» **JOB**
Find each line with the word "this" and copy it.
--- begin RECORDED INFORMATION ---
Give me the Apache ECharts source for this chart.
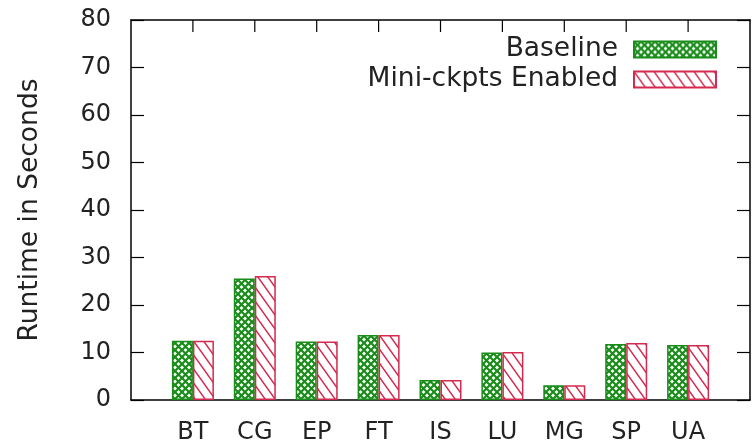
<!DOCTYPE html>
<html>
<head>
<meta charset="utf-8">
<script src="https://cdn.jsdelivr.net/npm/echarts@6/dist/echarts.min.js"></script>
<style>
html,body{margin:0;padding:0;background:#fff;}
#chart{width:755px;height:442px;}
</style>
</head>
<body>
<div id="chart"></div>
<script>
var categories = ['BT', 'CG', 'EP', 'FT', 'IS', 'LU', 'MG', 'SP', 'UA'];
var baseline = [12.5, 25.6, 12.3, 13.7, 4.2, 10.0, 3.1, 11.8, 11.6];
var miniCkpts = [12.5, 26.1, 12.3, 13.7, 4.2, 10.1, 3.1, 12.0, 11.6];
var yTicks = [0, 10, 20, 30, 40, 50, 60, 70, 80];

var GREEN = '#1a8c1a';
var RED = '#d42a50';

function makeCross(color) {
  var s = 7;
  var c = document.createElement('canvas');
  c.width = s; c.height = s;
  var g = c.getContext('2d');
  g.fillStyle = '#fff'; g.fillRect(0, 0, s, s);
  g.strokeStyle = color; g.lineWidth = 2.2;
  g.beginPath();
  g.moveTo(-1, -1); g.lineTo(s + 1, s + 1);
  g.moveTo(s + 1, -1); g.lineTo(-1, s + 1);
  g.stroke();
  return c;
}
function makeDiag(color) {
  var w = 10, h = 14;
  var c = document.createElement('canvas');
  c.width = w; c.height = h;
  var g = c.getContext('2d');
  g.fillStyle = '#fff'; g.fillRect(0, 0, w, h);
  g.strokeStyle = color; g.lineWidth = 1.5;
  g.beginPath();
  for (var k = -1; k <= 1; k++) {
    g.moveTo(k * w - w * 0.2, -h * 0.2);
    g.lineTo(k * w + w * 1.2, h * 1.2);
  }
  g.stroke();
  return c;
}

var cats = [''].concat(categories).concat(['']);
function pad(a) { return [null].concat(a).concat([null]); }
var yMax = yTicks[yTicks.length - 1];

var FONT = 'DejaVu Sans';
var chart = echarts.init(document.getElementById('chart'), null, {renderer: 'canvas'});
chart.setOption({
  animation: false,
  backgroundColor: '#fff',
  textStyle: {fontFamily: FONT},
  grid: {left: 131, right: 5, top: 20, bottom: 42, containLabel: false, outerBoundsMode: 'none'},
  legend: {
    orient: 'vertical',
    right: 33,
    top: 31,
    align: 'right',
    icon: 'rect',
    itemWidth: 82,
    itemHeight: 16,
    itemGap: 3,
    textStyle: {fontFamily: FONT, fontSize: 26.5, color: '#222', padding: [0, 11, 0, 0]},
    data: ['Baseline', 'Mini-ckpts Enabled']
  },
  xAxis: [{
    type: 'category',
    data: cats,
    boundaryGap: false,
    axisLine: {onZero: false, lineStyle: {color: '#000', width: 1.5}},
    axisTick: {show: false},
    axisLabel: {fontFamily: FONT, fontSize: 24, color: '#222', margin: 21, interval: 0},
    splitLine: {show: false}
  }, {
    type: 'category',
    data: cats,
    position: 'top',
    boundaryGap: false,
    axisLine: {show: true, onZero: false, lineStyle: {color: '#000', width: 1.5}},
    axisTick: {show: false},
    axisLabel: {show: false},
    splitLine: {show: false}
  }],
  yAxis: [{
    type: 'value',
    min: yTicks[0],
    max: yMax,
    interval: 10,
    name: 'Runtime in Seconds',
    nameLocation: 'middle',
    nameGap: 87,
    nameTextStyle: {fontFamily: FONT, fontSize: 26.5, color: '#222'},
    axisLine: {show: true, onZero: false, lineStyle: {color: '#000', width: 1.5}},
    axisTick: {show: true, inside: true, length: 13, lineStyle: {color: '#000', width: 1.2}},
    axisLabel: {fontFamily: FONT, fontSize: 24, color: '#222', margin: 20},
    splitLine: {show: false}
  }, {
    type: 'value',
    position: 'right',
    min: yTicks[0],
    max: yMax,
    interval: 10,
    axisLine: {show: true, onZero: false, lineStyle: {color: '#000', width: 1.5}},
    axisTick: {show: true, inside: true, length: 13, lineStyle: {color: '#000', width: 1.2}},
    axisLabel: {show: false},
    splitLine: {show: false}
  }],
  series: [{
    name: 'Baseline',
    type: 'bar',
    data: pad(baseline),
    barWidth: 21,
    barGap: '0%',
    itemStyle: {color: {image: makeCross(GREEN), repeat: 'repeat'}, borderColor: GREEN, borderWidth: 1.5}
  }, {
    name: 'Mini-ckpts Enabled',
    type: 'bar',
    data: pad(miniCkpts),
    barWidth: 21,
    barGap: '0%',
    itemStyle: {color: {image: makeDiag(RED), repeat: 'repeat'}, borderColor: RED, borderWidth: 1.5}
  }]
});

var tickGraphics = categories.map(function (c) {
  var p = chart.convertToPixel({xAxisIndex: 0, yAxisIndex: 0}, [c, yMax]);
  return {
    type: 'line',
    silent: true,
    z: 100,
    shape: {x1: p[0], y1: p[1], x2: p[0], y2: p[1] + 12},
    style: {stroke: '#000', lineWidth: 1.2}
  };
});
chart.setOption({graphic: tickGraphics});
</script>
</body>
</html>
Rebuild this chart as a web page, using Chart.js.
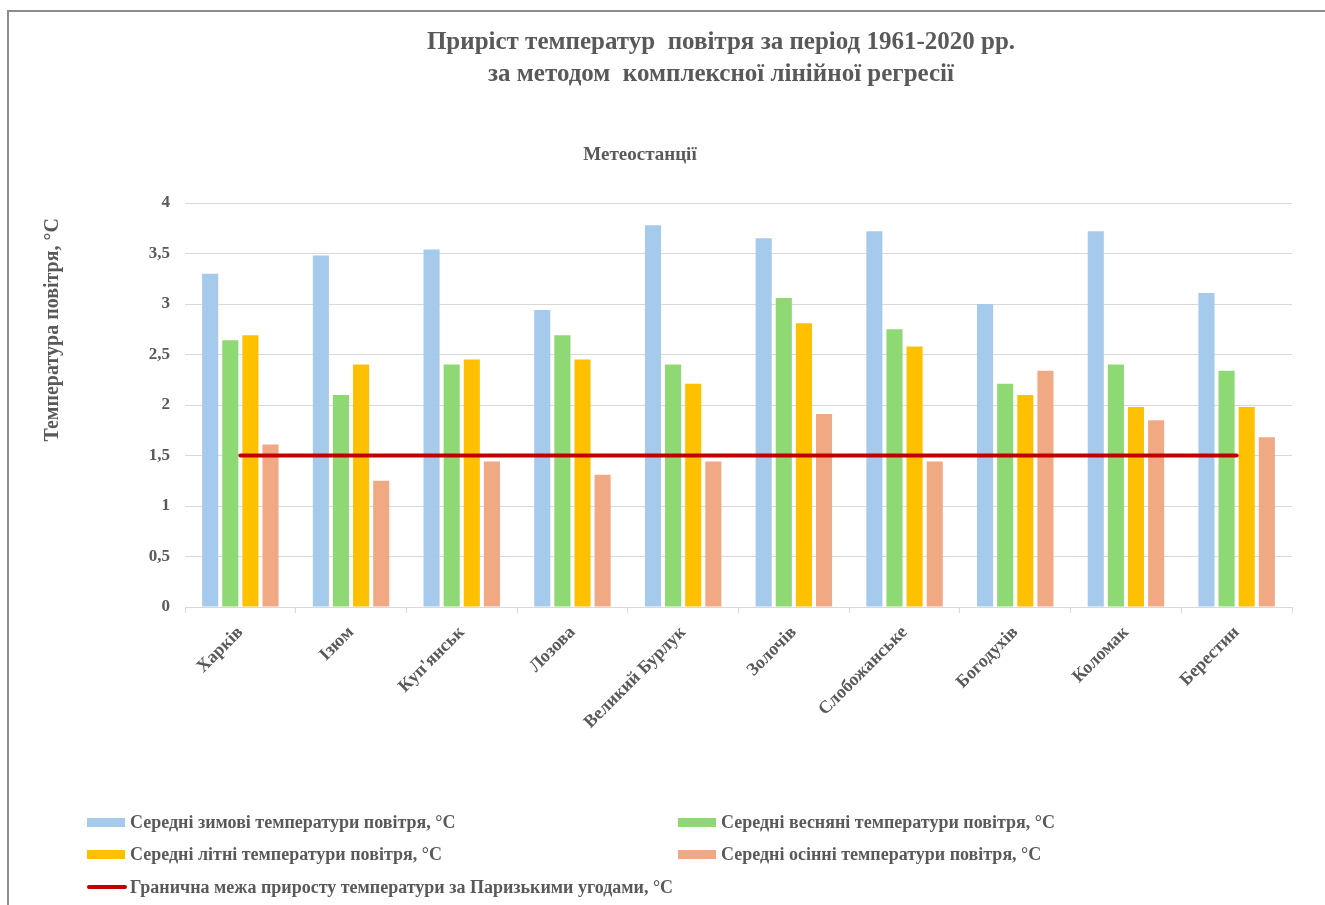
<!DOCTYPE html>
<html>
<head>
<meta charset="utf-8">
<script src="https://cdn.jsdelivr.net/npm/chart.js@4"></script>
<style>
  html, body { margin: 0; padding: 0; background: #ffffff; }
  #wrap { position: relative; width: 1325px; height: 905px; overflow: hidden; background: #fff; }
  #frame { position: absolute; left: 7px; top: 10px; width: 1400px; height: 1000px; border-left: 2px solid #8c8c8c; border-top: 2px solid #8c8c8c; box-sizing: border-box; }
  canvas { position: absolute; left: 0; top: 0; }
  .t { position: absolute; font-family: "Liberation Serif", "Times New Roman", serif; font-weight: bold; color: #595959; white-space: nowrap; }
  #title1 { left: 0; width: 1442px; text-align: center; top: 27px; font-size: 25px; }
  #title2 { left: 0; width: 1442px; text-align: center; top: 59px; font-size: 25px; }
  #sub { left: 0; width: 1280px; text-align: center; top: 143px; font-size: 19px; }
  #legend { position: absolute; left: 0; top: 0; width: 1325px; height: 905px; pointer-events: none; }
  .li { position: absolute; font-family: "Liberation Serif", "Times New Roman", serif; font-weight: bold; color: #595959; font-size: 18px; white-space: nowrap; line-height: 20px; }
  .sw { position: absolute; }
</style>
</head>
<body>
<div id="wrap">
  <div id="frame"></div>
  <canvas id="c" width="1325" height="905"></canvas>
  <div class="t" id="title1">Приріст температур&nbsp; повітря за період 1961-2020 рр.</div>
  <div class="t" id="title2">за методом&nbsp; комплексної лінійної регресії</div>
  <div class="t" id="sub">Метеостанції</div>
  <div id="legend"></div>
</div>
<script>
const stations = ['Харків', 'Ізюм', "Куп'янськ", 'Лозова', 'Великий Бурлук', 'Золочів', 'Слобожанське', 'Богодухів', 'Коломак', 'Берестин'];
const winterValues = [3.30, 3.48, 3.54, 2.94, 3.78, 3.65, 3.72, 3.00, 3.72, 3.11];
const springValues = [2.64, 2.10, 2.40, 2.69, 2.40, 3.06, 2.75, 2.21, 2.40, 2.34];
const summerValues = [2.69, 2.40, 2.45, 2.45, 2.21, 2.81, 2.58, 2.10, 1.98, 1.98];
const autumnValues = [1.61, 1.25, 1.44, 1.31, 1.44, 1.91, 1.44, 2.34, 1.85, 1.68];
const parisLimit = [1.5, 1.5, 1.5, 1.5, 1.5, 1.5, 1.5, 1.5, 1.5, 1.5];
const yTickLabels = ['0', '0,5', '1', '1,5', '2', '2,5', '3', '3,5', '4'];
const seriesNames = [
  'Середні зимові температури повітря, °С',
  'Середні весняні температури повітря, °С',
  'Середні літні температури повітря, °С',
  'Середні осінні температури повітря, °С',
  'Гранична межа приросту температури за Паризькими угодами, °С'
];
const yTitle = 'Температура повітря, °С';

const colors = ['#A6CAEC', '#8ED973', '#FFC000', '#F1A983', '#C00000'];
const FONT = '"Liberation Serif", "Times New Roman", serif';
const TXT = '#595959';

function barDs(i, data) {
  return {
    type: 'bar', label: seriesNames[i], data: data,
    backgroundColor: colors[i], borderWidth: 0,
    barPercentage: 0.8, categoryPercentage: 0.727, order: 1
  };
}

const chart = new Chart(document.getElementById('c'), {
  data: {
    labels: stations,
    datasets: [
      barDs(0, winterValues), barDs(1, springValues), barDs(2, summerValues), barDs(3, autumnValues),
      { type: 'line', label: seriesNames[4], data: parisLimit, borderColor: colors[4], backgroundColor: colors[4],
        borderWidth: 4, pointRadius: 0, borderCapStyle: 'round', tension: 0, order: 0 }
    ]
  },
  options: {
    responsive: false, animation: false, devicePixelRatio: 1,
    layout: { padding: { left: 30, right: 33, top: 203, bottom: 0 } },
    plugins: { legend: { display: false }, title: { display: false }, tooltip: { enabled: false } },
    scales: {
      x: {
        grid: { display: true, offset: true, drawOnChartArea: false, drawTicks: true, tickLength: 6, color: '#d9d9d9', lineWidth: 1 },
        border: { display: true, color: '#d9d9d9', width: 1 },
        ticks: { color: TXT, font: { family: FONT, size: 18, weight: 'bold' }, maxRotation: 45, minRotation: 45, padding: 9 },
        afterFit: (s) => { s.height = 298; }
      },
      y: {
        min: 0, max: 4,
        grid: { color: '#d9d9d9', lineWidth: 1, drawTicks: false },
        border: { display: false },
        ticks: { stepSize: 0.5, color: TXT, padding: 15, font: { family: FONT, size: 17, weight: 'bold' },
          callback: (v, i) => yTickLabels[i] },
        title: { display: true, text: yTitle + '   ', color: TXT, align: 'end', padding: { top: 11, bottom: 0 },
          font: { family: FONT, size: 20, weight: 'bold' } },
        afterFit: (s) => { s.width = 155; }
      }
    }
  }
});

// HTML legend built from the chart's datasets
const legendPos = [
  { x: 87, y: 822 }, { x: 678, y: 822 },
  { x: 87, y: 854 }, { x: 678, y: 854 },
  { x: 87, y: 887 }
];
const leg = document.getElementById('legend');
chart.data.datasets.forEach((ds, i) => {
  const p = legendPos[i];
  const sw = document.createElement('div');
  sw.className = 'sw';
  if (ds.type === 'line') {
    sw.style.cssText = `left:${p.x}px;top:${p.y - 2}px;width:40px;height:4px;border-radius:2px;background:${ds.borderColor};`;
  } else {
    sw.style.cssText = `left:${p.x}px;top:${p.y - 4}px;width:38px;height:9px;background:${ds.backgroundColor};`;
  }
  leg.appendChild(sw);
  const tx = document.createElement('div');
  tx.className = 'li';
  tx.textContent = ds.label;
  tx.style.left = (p.x + 43) + 'px';
  tx.style.top = (p.y - 10) + 'px';
  leg.appendChild(tx);
});
</script>
</body>
</html>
--- end RECORDED INFORMATION ---
» **THE SOLUTION**
Give me the Apache ECharts source for this chart.
Rebuild this chart as a web page, using Chart.js.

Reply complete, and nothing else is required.